Energy output characteristics of an enhanced aluminized explosive: Impact of Al-Li alloy fuel

Abstract

Applying new alloy fuels is critical for improving the energy release characteristics of aluminized explosives. Al-Li alloy fuel has become a promising fuel for metallized explosives due to its low ignition temperature, short ignition delay, and fast combustion rate. In this study, three different Al-Li alloy fuels (Li content 2 %, 5 %, and 10 %) were selected to replace pure Al particles, and their effect on oxidation, ignition, and combustion characteristics were examined.
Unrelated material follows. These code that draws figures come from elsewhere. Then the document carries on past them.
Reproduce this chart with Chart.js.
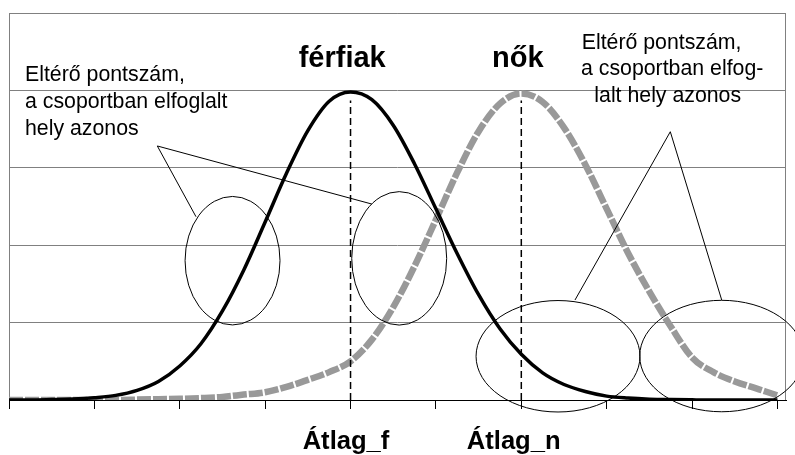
<!DOCTYPE html>
<html>
<head>
<meta charset="utf-8">
<script src="https://cdn.jsdelivr.net/npm/chart.js@4.4.1/dist/chart.umd.min.js"></script>
<style>
  body { margin: 0; background: #fff; }
  #doboz { width: 795px; height: 455px; position: relative; }
</style>
</head>
<body>
<div id="doboz"><canvas id="grafikon"></canvas></div>
<script>
// Adatok
const pontszam = [0, 0.25, 0.5, 0.75, 1, 1.25, 1.5, 1.75, 2, 2.25, 2.5, 2.75, 3, 3.25, 3.5, 3.75, 4,
    4.25, 4.5, 4.75, 5, 5.25, 5.5, 5.75, 6, 6.25, 6.5, 6.75, 7, 7.25, 7.5, 7.75, 8, 8.25, 8.5, 8.75, 9];
const ferfiak = [0, 0, 0.005, 0.012, 0.03, 0.06, 0.125, 0.24, 0.44, 0.73, 1.15, 1.68, 2.30, 2.93, 3.48, 3.86, 3.98,
    3.88, 3.55, 3.05, 2.47, 1.89, 1.36, 0.92, 0.59, 0.35, 0.20, 0.11, 0.05, 0.025, 0.011, 0.005, 0.002, 0, 0, 0, 0];
const nok = [0, 0, 0, 0, 0, 0, 0.005, 0.01, 0.015, 0.025, 0.04, 0.07, 0.10, 0.17, 0.26, 0.36, 0.50,
    0.78, 1.20, 1.73, 2.33, 2.94, 3.47, 3.83, 3.96, 3.85, 3.52, 3.04, 2.47, 1.90, 1.40, 0.95, 0.55, 0.36, 0.24, 0.15, 0.06];
const atlagF = 4;
const atlagN = 6;
const atlagMagassag = [0, 3.87];
const xOsztas = [0, 1, 2, 3, 4, 5, 6, 7, 8, 9];
const yOsztas = [0, 1, 2, 3, 4, 5];

const betu = "'Liberation Sans', Arial, sans-serif";

// Ellipszisek és mutatóvonalak (adategységben)
const ellipszisek = [
    [2.618, 1.80, 0.556, 0.83],
    [4.570, 1.83, 0.556, 0.862],
    [6.430, 0.565, 0.96, 0.72],
    [8.347, 0.568, 0.96, 0.72]
];
const mutatok = [
    [[1.737, 3.282], [2.190, 2.368]],
    [[1.737, 3.282], [4.248, 2.532]],
    [[7.745, 3.466], [6.629, 1.292]],
    [[7.745, 3.466], [8.347, 1.292]]
];

const feliratok = {
    id: 'feliratok',
    beforeDatasetsDraw(chart) {
        const { ctx, chartArea: a } = chart;
        ctx.save();
        ctx.strokeStyle = '#808080';
        ctx.lineWidth = 1;
        ctx.beginPath();
        ctx.moveTo(a.left + 0.5, a.bottom);
        ctx.lineTo(a.left + 0.5, a.top + 0.5);
        ctx.lineTo(a.right - 0.5, a.top + 0.5);
        ctx.lineTo(a.right - 0.5, a.bottom);
        ctx.stroke();
        ctx.restore();
    },
    afterDraw(chart) {
        const { ctx } = chart;
        const sx = chart.scales.x, sy = chart.scales.y;
        const ux = sx.getPixelForValue(1) - sx.getPixelForValue(0);
        const uy = sy.getPixelForValue(0) - sy.getPixelForValue(1);
        ctx.save();
        ctx.strokeStyle = '#000';
        ctx.lineWidth = 1;
        ellipszisek.forEach(e => {
            ctx.beginPath();
            ctx.ellipse(sx.getPixelForValue(e[0]), sy.getPixelForValue(e[1]), e[2] * ux, e[3] * uy, 0, 0, Math.PI * 2);
            ctx.stroke();
        });
        mutatok.forEach(m => {
            ctx.beginPath();
            ctx.moveTo(sx.getPixelForValue(m[0][0]), sy.getPixelForValue(m[0][1]));
            ctx.lineTo(sx.getPixelForValue(m[1][0]), sy.getPixelForValue(m[1][1]));
            ctx.stroke();
        });

        ctx.fillStyle = '#000';
        ctx.textBaseline = 'alphabetic';
        ctx.textAlign = 'left';
        ctx.font = '21.3px ' + betu;
        ctx.fillText('Eltérő pontszám,', 25, 81);
        ctx.fillText('a csoportban elfoglalt', 25, 108);
        ctx.fillText('hely azonos', 25, 135);
        ctx.fillText('Eltérő pontszám,', 581.7, 49);
        ctx.fillText('a csoportban elfog-', 581, 74.5);
        ctx.fillText('lalt hely azonos', 594.3, 101.5);

        ctx.textAlign = 'center';
        ctx.font = 'bold 29px ' + betu;
        ctx.fillText('férfiak', 342.2, 66.7);
        ctx.fillText('nők', 517.8, 66.7);
        ctx.font = 'bold 25.6px ' + betu;
        ctx.fillText('Átlag_f', 346, 449.3);
        ctx.fillText('Átlag_n', 513.7, 449.3);
        ctx.restore();
    }
};

const pontok = (ys) => pontszam.map((x, i) => ({ x: x, y: ys[i] }));

new Chart(document.querySelector('#grafikon'), {
    type: 'line',
    data: {
        datasets: [
            {
                label: 'férfiak',
                data: pontok(ferfiak),
                borderColor: '#000',
                borderWidth: 3.5,
                pointRadius: 0,
                cubicInterpolationMode: 'monotone'
            },
            {
                label: 'Átlag_f',
                data: atlagMagassag.map(y => ({ x: atlagF, y: y })),
                borderColor: '#000',
                borderWidth: 1.5,
                borderDash: [7, 4],
                pointRadius: 0
            },
            {
                label: 'Átlag_n',
                data: atlagMagassag.map(y => ({ x: atlagN, y: y })),
                borderColor: '#000',
                borderWidth: 1.5,
                borderDash: [7, 4],
                pointRadius: 0
            },
            {
                label: 'nők',
                data: pontok(nok),
                borderColor: '#999999',
                borderWidth: 6.5,
                borderDash: [14, 2],
                pointRadius: 0,
                cubicInterpolationMode: 'monotone'
            }
        ]
    },
    options: {
        responsive: true,
        maintainAspectRatio: false,
        animation: false,
        layout: { padding: { left: 9, right: 9, top: 13, bottom: 0 } },
        plugins: { legend: { display: false }, tooltip: { enabled: false } },
        scales: {
            x: {
                type: 'linear',
                min: 0,
                max: 9.1,
                afterBuildTicks: (s) => { s.ticks = xOsztas.map(v => ({ value: v })); },
                afterFit: (s) => { s.height = 55; },
                ticks: { display: false },
                grid: { drawOnChartArea: false, drawTicks: true, tickLength: 9, color: '#000' },
                border: { display: true, color: '#000', width: 1 }
            },
            y: {
                min: 0,
                max: 5,
                afterBuildTicks: (s) => { s.ticks = yOsztas.map(v => ({ value: v })); },
                afterFit: (s) => { s.width = 0; },
                ticks: { display: false },
                grid: { color: '#808080', drawTicks: false },
                border: { display: false }
            }
        }
    },
    plugins: [feliratok]
});
</script>
</body>
</html>
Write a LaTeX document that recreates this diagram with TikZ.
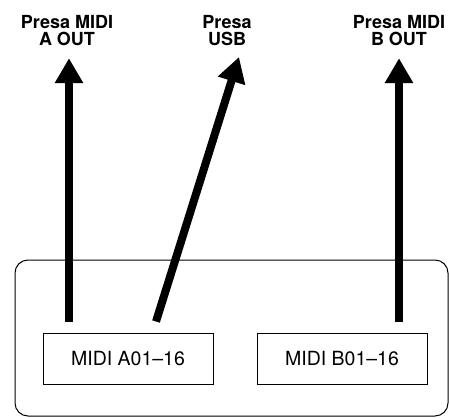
\documentclass[tikz,border=0pt]{standalone}
\usepackage{fontspec}
\setmainfont{TeX Gyre Heros}
\usetikzlibrary{positioning, arrows.meta}

\begin{document}
\begin{tikzpicture}[
    x=1pt, y=-1pt,
    portlabel/.style={anchor=north, inner sep=0pt, align=center, font=\fontsize{18}{17}\selectfont\bfseries},
    partbox/.style={draw, line width=1pt, minimum width=170pt, minimum height=51pt, inner sep=0pt, font=\fontsize{19.5}{20}\selectfont},
    bigarrow/.style={line width=8pt, -{Triangle[length=25pt, width=27pt]}}
]
\useasboundingbox (0,0) rectangle (449,417);

% outer frame
\draw[line width=1pt, rounded corners=13pt] (15,260) rectangle (448,416);

\node[portlabel] (portA) at (67,15.5) {Presa MIDI\\A OUT};
\node[portlabel] (portUSB) at (227,15.5) {Presa\\USB};
\node[portlabel] (portB) at (399,15.5) {Presa MIDI\\B OUT};

\node[partbox] (partA) at (128,358.5) {MIDI A01--16};
\node[partbox] (partB) at (342,358.5) {MIDI B01--16};

\coordinate (usbtip) at (239,57);

\draw[bigarrow] ([xshift=-59pt, yshift=11pt]partA.north) -- ([xshift=2pt, yshift=-12pt]portA.south);
\draw[bigarrow] ([xshift=28pt, yshift=11pt]partA.north) -- (usbtip);
\draw[bigarrow] ([yshift=11pt]partB.north -| portB.south) -- ([yshift=-12pt]portB.south);
\end{tikzpicture}
\end{document}
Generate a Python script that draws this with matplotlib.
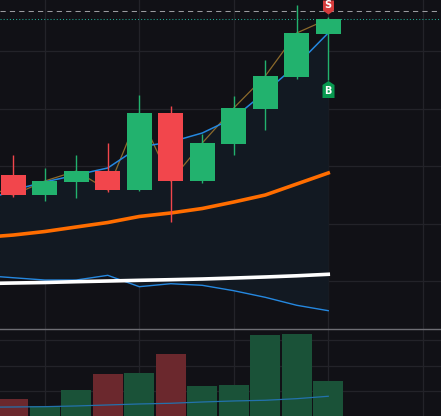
import matplotlib
matplotlib.use("Agg")
import matplotlib.pyplot as plt
import numpy as np
from matplotlib.path import Path
from matplotlib import transforms

# candles, index 0 = first bar in view
opens = [118.47, 114.98, 117.25, 119.16, 115.85, 129.27, 117.42, 123.87, 129.97, 135.54, 143.03]
highs = [121.95, 119.69, 121.95, 124.04, 132.40, 130.49, 125.61, 132.23, 138.50, 148.08, 145.99]
lows = [114.69, 113.94, 114.46, 115.51, 115.70, 110.28, 117.07, 121.95, 126.31, 135.19, 135.02]
closes = [114.98, 117.42, 119.16, 115.85, 129.27, 117.42, 124.04, 130.14, 135.71, 143.21, 145.64]
volumes = [700, 420, 1050, 1680, 1720, 2460, 1210, 1250, 3210, 3250, 1400]

# indicator lines, first value is the bar just left of the view
prev_close = 116.5
volume_ma = [375, 384, 396, 424, 463, 502, 529, 580, 620, 647, 710, 804]
ema_fast = [113.76, 115.85, 117.25, 118.47, 119.69, 123.34, 124.22, 125.78, 128.40, 132.93, 137.63, 143.21]
ema_slow = [107.58, 108.01, 108.62, 109.41, 110.19, 111.24, 111.85, 112.63, 113.76, 114.98, 116.90, 118.82]
sma_long = [99.55, 99.65, 99.74, 99.88, 100.00, 100.12, 100.23, 100.35, 100.52, 100.70, 100.91, 101.17]
lower_band = [100.98, 100.57, 100.17, 100.17, 100.99, 99.01, 99.53, 99.25, 98.31, 97.16, 95.77, 94.83]

session_high = 146.99
signals = [(10, 'S'), (10, 'B')]

bg = '#111116'
grid_c = '#232329'
up_c, down_c = '#22b26e', '#f2464c'
vol_up, vol_down = '#1a5238', '#6b282d'

x = np.arange(len(closes))
lx = np.arange(-1, len(closes))

fig = plt.figure(figsize=(4.41, 4.16), dpi=100, facecolor=bg)
ax = fig.add_axes([0, 87 / 416, 1, 329 / 416], facecolor=bg)
axv = fig.add_axes([0, 0, 1, 87 / 416], facecolor=bg, sharex=ax)

for a in (ax, axv):
    for s in a.spines.values():
        s.set_visible(False)
    a.set_xticks([1, 4, 7, 10, 13])
    a.tick_params(length=0, labelbottom=False, labelleft=False)
    a.grid(True, color=grid_c, lw=0.9)
    a.set_axisbelow(True)

ax.set_xlim(-0.422, 13.58)
ax.set_ylim(91.64, 148.95)
ax.set_yticks([100, 110, 120, 130, 140])
axv.set_ylim(30, 3443)
axv.set_yticks([1000, 2000, 3000])
axv.spines['top'].set_visible(True)
axv.spines['top'].set_color('#6e6e74')
axv.spines['top'].set_linewidth(1.0)

# channel fill and lines
ax.fill_between(lx, ema_fast, lower_band, color='#121922', lw=0, zorder=1)
ax.plot(lx, lower_band, color='#2588e0', lw=1.0, zorder=2)
ax.plot(lx, sma_long, color='white', lw=2.6, zorder=3)
ax.plot(lx, ema_slow, color='#ff6d00', lw=2.6, zorder=3)
ax.plot(lx, [prev_close] + closes, color='#8c6a2b', lw=0.9, zorder=2)
ax.plot(lx, ema_fast, color='#2588e0', lw=1.1, zorder=2.1)

ax.axhline(session_high, color='#9b9b9f', lw=0.75, dashes=(5, 4), zorder=2)
ax.axhline(closes[-1], color='#22ab94', lw=0.75, dashes=(1, 2), zorder=2)

# candles
colors = [up_c if c >= o else down_c for o, c in zip(opens, closes)]
bottoms = [min(o, c) for o, c in zip(opens, closes)]
heights = [abs(c - o) for o, c in zip(opens, closes)]
ax.vlines(x, lows, highs, colors=colors, lw=1.0, zorder=4)
ax.bar(x, heights, bottom=bottoms, width=0.79, color=colors, zorder=4.1)

# volume
vcolors = [vol_up if c >= o else vol_down for o, c in zip(opens, closes)]
axv.bar(x, volumes, width=0.95, color=vcolors, zorder=2)
axv.plot(lx, volume_ma, color='#2372ad', lw=0.9, zorder=3)

# signal flags
sell_path = Path([(-5.5, 7), (5.5, 7), (5.5, -3), (0, -7), (-5.5, -3), (-5.5, 7)], closed=True)
buy_path = Path([(0, 8.5), (6, 4.5), (6, -8.5), (-6, -8.5), (-6, 4.5), (0, 8.5)], closed=True)
px = 72 / 100
for i, kind in signals:
    if kind == 'S':
        tr = transforms.offset_copy(ax.transData, fig=fig, y=10 * px, units='points')
        ax.plot(i, highs[i], marker=sell_path, ms=14 * px, color='#d63c3c', mew=0, transform=tr, zorder=6)
        ax.annotate('S', (i, highs[i]), xytext=(0, 11.7 * px), textcoords='offset points',
                    ha='center', va='center', color='white', fontsize=7, fontweight='bold', zorder=7)
    else:
        tr = transforms.offset_copy(ax.transData, fig=fig, y=-9.5 * px, units='points')
        ax.plot(i, lows[i], marker=buy_path, ms=17 * px, color='#089950', mew=0, transform=tr, zorder=6)
        ax.annotate('B', (i, lows[i]), xytext=(0, -11 * px), textcoords='offset points',
                    ha='center', va='center', color='white', fontsize=7, fontweight='bold', zorder=7)

fig.savefig('out.png', dpi=100, facecolor=bg)
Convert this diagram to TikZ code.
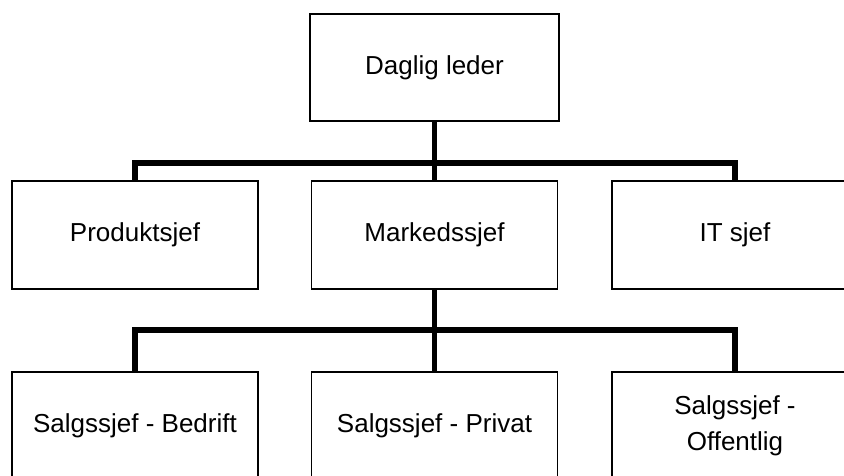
\documentclass[tikz,border=0pt]{standalone}
\usepackage{fontspec}
\setmainfont{Liberation Sans}
\begin{document}
\begin{tikzpicture}[x=1pt,y=-1pt,
  orgbox/.style={draw=black, line width=1.3pt, fill=white, minimum width=246pt,
    minimum height=108pt, inner sep=0pt, align=center,
    font=\fontsize{26}{36}\selectfont},
  conn/.style={draw=black, line width=5.5pt, line join=miter, line cap=butt}]
  \useasboundingbox (0,0) rectangle (844,476);
  \clip (0,0) rectangle (844,476);
  \fill[white] (0,0) rectangle (844,476);

  % junction points of the two horizontal bars
  \coordinate (bar1) at (434.5,163);
  \coordinate (bar2) at (434.5,330);

  % top level
  \node[orgbox, minimum width=249pt, minimum height=107pt] (leder) at (434.5,67.5) {Daglig leder};

  % second level
  \node[orgbox] (produkt) at (135,235) {Produktsjef};
  \node[orgbox] (marked)  at (434.5,235) {Markedssjef};
  \node[orgbox] (it)      at (735,235) {IT sjef};

  % third level
  \node[orgbox] (bedrift)   at (135,426) {Salgssjef - Bedrift};
  \node[orgbox] (privat)    at (434.5,426) {Salgssjef - Privat};
  \node[orgbox] (offentlig) at (735,426) {Salgssjef -\\Offentlig};

  \draw[conn] (leder.south) -- (marked.north);
  \draw[conn] (produkt.north) |- (bar1) -| (it.north);

  \draw[conn] (marked.south) -- (privat.north);
  \draw[conn] (bedrift.north) |- (bar2) -| (offentlig.north);
\end{tikzpicture}
\end{document}
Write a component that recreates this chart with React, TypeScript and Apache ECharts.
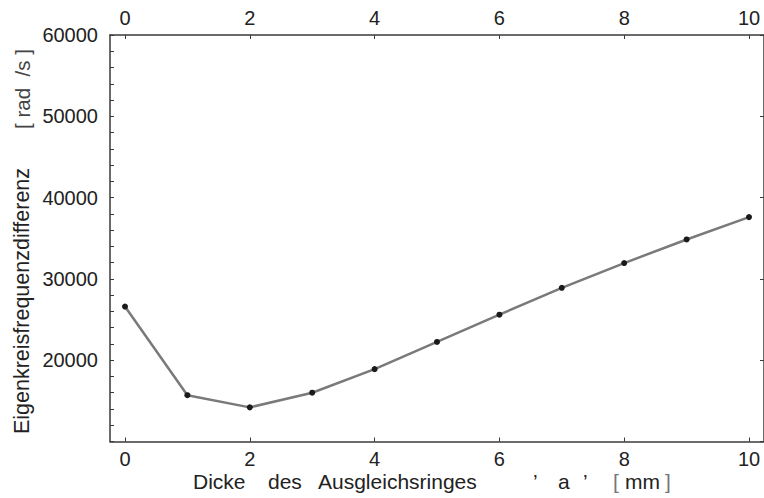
import React, { useEffect, useRef } from "react";
import * as echarts from "echarts";

const thickness = [0, 1, 2, 3, 4, 5, 6, 7, 8, 9, 10];
const freqDiff = [26600, 15700, 14200, 16000, 18900, 22250, 25600, 28900, 31950, 34850, 37600];
const xTickLabels = [0, 2, 4, 6, 8, 10];
const yTickLabels = [20000, 30000, 40000, 50000, 60000];
const xNameParts = ["Dicke", "des", "Ausgleichsringes", "’", "a", "’", "[", "mm", "]"];
const yName = "Eigenkreisfrequenzdifferenz";
const yUnit = "[ rad  /s ]";

export default function App() {
  const ref = useRef<HTMLDivElement>(null);
  useEffect(() => {
    const chart = echarts.init(ref.current!, null, { renderer: "svg" });
    const font = "'Liberation Sans', Arial, Helvetica, sans-serif";
    const axisColor = "#3a3a3a";
    const textColor = "#222";
    const xFmt = (v: number) =>
      xTickLabels.some((t) => Math.abs(t - v) < 1e-6) ? String(Math.round(v)) : "";
    const yFmt = (v: number) =>
      yTickLabels.some((t) => Math.abs(t - v) < 1e-6) ? String(Math.round(v)) : "";
    const xBase = {
      type: "value",
      min: -0.24,
      max: 10.24,
      splitNumber: 5,
      axisLine: { show: true, onZero: false, lineStyle: { color: axisColor, width: 1.5 } },
      axisTick: { show: true, inside: true, length: 4, lineStyle: { color: axisColor, width: 1 } },
      splitLine: { show: false },
    };
    const xPos = [193, 268, 318, 533, 558, 583, 613, 625, 665];
    const xColors = [textColor, textColor, textColor, textColor, textColor, textColor, "#777", textColor, "#777"];
    const graphic: any[] = xNameParts.map((t, i) => ({
      type: "text",
      x: xPos[i],
      y: 481,
      style: {
        text: t,
        fontSize: 21,
        fontFamily: font,
        fill: xColors[i],
        align: "left",
        verticalAlign: "middle",
      },
    }));
    graphic.push({
      type: "text",
      x: 22,
      y: 301,
      rotation: Math.PI / 2,
      style: {
        text: yName,
        fontSize: 21.5,
        fontFamily: font,
        fill: textColor,
        align: "center",
        verticalAlign: "middle",
      },
    });
    graphic.push({
      type: "text",
      x: 22,
      y: 89,
      rotation: Math.PI / 2,
      style: {
        text: yUnit,
        fontSize: 20.5,
        fontFamily: font,
        fill: "#444",
        align: "center",
        verticalAlign: "middle",
      },
    });
    const lbl = { formatter: xFmt, fontSize: 20, color: textColor, margin: 7, fontFamily: font, showMinLabel: false, showMaxLabel: false };
    chart.setOption({
      animation: false,
      backgroundColor: "#ffffff",
      grid: { left: 110, top: 35, width: 656, height: 406.5, containLabel: false },
      xAxis: [
        { ...xBase, position: "bottom", axisLabel: lbl },
        { ...xBase, position: "top", axisLabel: lbl },
      ],
      yAxis: [
        {
          type: "value",
          position: "left",
          min: 10000,
          max: 60000,
          interval: 10000,
          axisLine: { show: true, onZero: false, lineStyle: { color: axisColor, width: 1.5 } },
          axisTick: { show: true, inside: true, length: 4, lineStyle: { color: axisColor, width: 1 } },
          minorTick: { show: true, splitNumber: 5, length: 4, lineStyle: { color: axisColor, width: 1 } },
          axisLabel: { formatter: yFmt, fontSize: 20, color: textColor, margin: 12, fontFamily: font },
          splitLine: { show: false },
        },
        {
          type: "value",
          position: "right",
          min: 10000,
          max: 60000,
          interval: 10000,
          axisLine: { show: true, onZero: false, lineStyle: { color: axisColor, width: 1.5 } },
          axisTick: { show: true, inside: true, length: 4, lineStyle: { color: axisColor, width: 1 } },
          axisLabel: { show: false },
          splitLine: { show: false },
        },
      ],
      series: [
        {
          type: "line",
          xAxisIndex: 0,
          yAxisIndex: 0,
          data: thickness.map((x, i) => [x, freqDiff[i]]),
          symbol: "circle",
          symbolSize: 6,
          showSymbol: true,
          lineStyle: { color: "#7a7a7a", width: 2.5 },
          itemStyle: { color: "#1a1a1a" },
        },
      ],
      graphic,
    });
    return () => chart.dispose();
  }, []);
  return (
    <div
      ref={ref}
      style={{ position: "absolute", left: 0, top: 0, width: 764, height: 498 }}
    />
  );
}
Thermogravimetric-differential scanning calorimetry revealed that using Al-Li alloy can cause early oxidation and increase the oxidation rate and weight gain, which is positively correlated with the Li content. Furthermore, the oxygen bomb calorimeter, closed bomb, and laser ignition measurements revealed that adding Li can promote the ignition and combustion of Al and increase its combustion calorific value. Among them, AlLi₁₀ demonstrated the most balanced combination of high combustion calorific value, high combustion intensity, and short ignition delay. Additionally, aging experiments demonstrated that alloy fuels with more Li content are more easily oxidized, which makes it easy to react with HTPB and affects the safety of explosives. The designed HMX/AlLi₂/HTPB explosive samples demonstrated improved detonation heat, detonation velocity, detonation field temperature, and near-field shock wave overpressure of the explosive when using Al-Li alloy fuel due to the ignition and combustion characteristics of Al-Li alloy fuel. Furthermore, the study explained the energy output structure of highly active alloy fuels in metalized explosive systems and proposed a micro-explosion refinement reaction model of Al-Li alloy fuel in the post-detonation combustion zone. The findings of this study may serve to develop AlLi₂ alloy fuel as an attractive candidate for metalized explosives to enhance energy release.